Bangladesh probe: Fire sabotage, owner negligent
A Bangladesh government committee investigating the garment factory fire that killed 112 people last month said in its findings that the blaze was sabotage, probably by someone who worked there.
But the panel said that no matter who set the fire, the owner of the factory also should be punished for the deaths because he neglected worker safety.
"If someone is responsible for such a huge number of deaths, that's him. He has failed to ensure safety," committee head Mainuddin Khandaker said of factory owner Delwar Hossain.
Some government and garment industry officials had alleged soon after the Nov. 24 fire that it was an act of sabotage, though a fire official said casualties would have been greatly reduced if the factory had followed safety rules.
The factory lacked emergency exits and Hossain has said only three floors of the eight-story building were legally built. Surviving employees said gates had been locked and managers had told them to go back to work after the fire alarm went off.
The four-member committee submitted its report to the government Monday. At least two other investigations are continuing.
Khandaker, an official with the Ministry of Home Affairs, told The Associated Press that committee members believe some people who worked at the factory were involved in the sabotage.
"Otherwise, how come they locked the gates? How come they asked the workers to go back to work even after the fire alarm?" he said.

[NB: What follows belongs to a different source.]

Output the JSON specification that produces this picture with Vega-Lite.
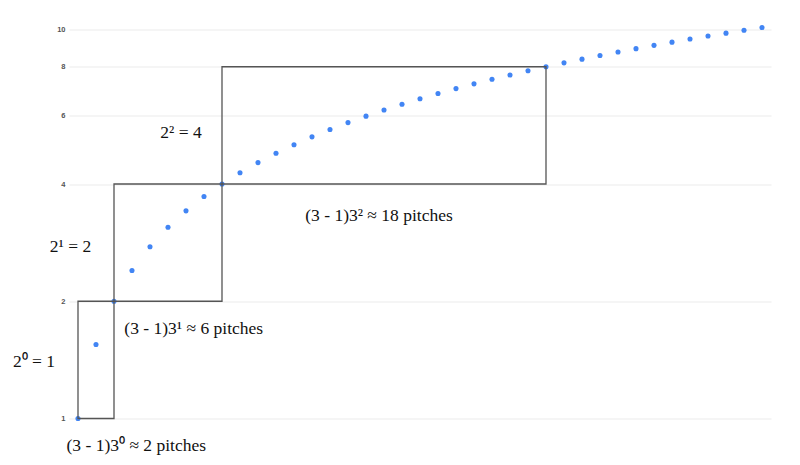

Three factory officials suspected of locking workers inside the building were arrested days after the fire and remain in custody.
Khandaker said the panel recommended further investigation through a "powerful intelligence agency" to unearth the insiders.
No matter who is responsible for setting the fire, Khandaker said, "We can't spare the owner of the factory. He is responsible for his failure to ensure safety. I have recommended specifically to bring the owner under the purview of law."
Hossain "tried to defend himself" under questioning from the committee, Khandaker said. "But I can tell you clearly that he had serious negligence as he has failed to follow existing building code and safety rules."
A phone call seeking comment from Hossain rang unanswered Monday night.
The committee recommended that the government form a "powerful task force" to ensure safety at garment factories across the country. The garment industry accounts for about 80 percent of Bangladesh's exports, and workers' rights groups say existing regulations have gone unenforced because officials fear the industry's power.
The Tazreen Fashions Ltd. factory made clothing for several major U.S. retailers, including Wal-Mart, which had received a 2011 audit warning about the factory's conditions. Wal-Mart and other companies said suppliers had used the Tazreen factory without their knowledge.
Retailers, fashion labels, labor groups and local officials meeting in 2011 in Dhaka, the capital, had discussed an agreement to improve fire safety at Bangladesh's roughly 4,000 garment factories. The proposal went nowhere after a Wal-Mart representative said it was "not financially feasible," according to meeting minutes and witnesses.
Khandaker said the government would now examine his committee's report and take further steps in line with their recommendations.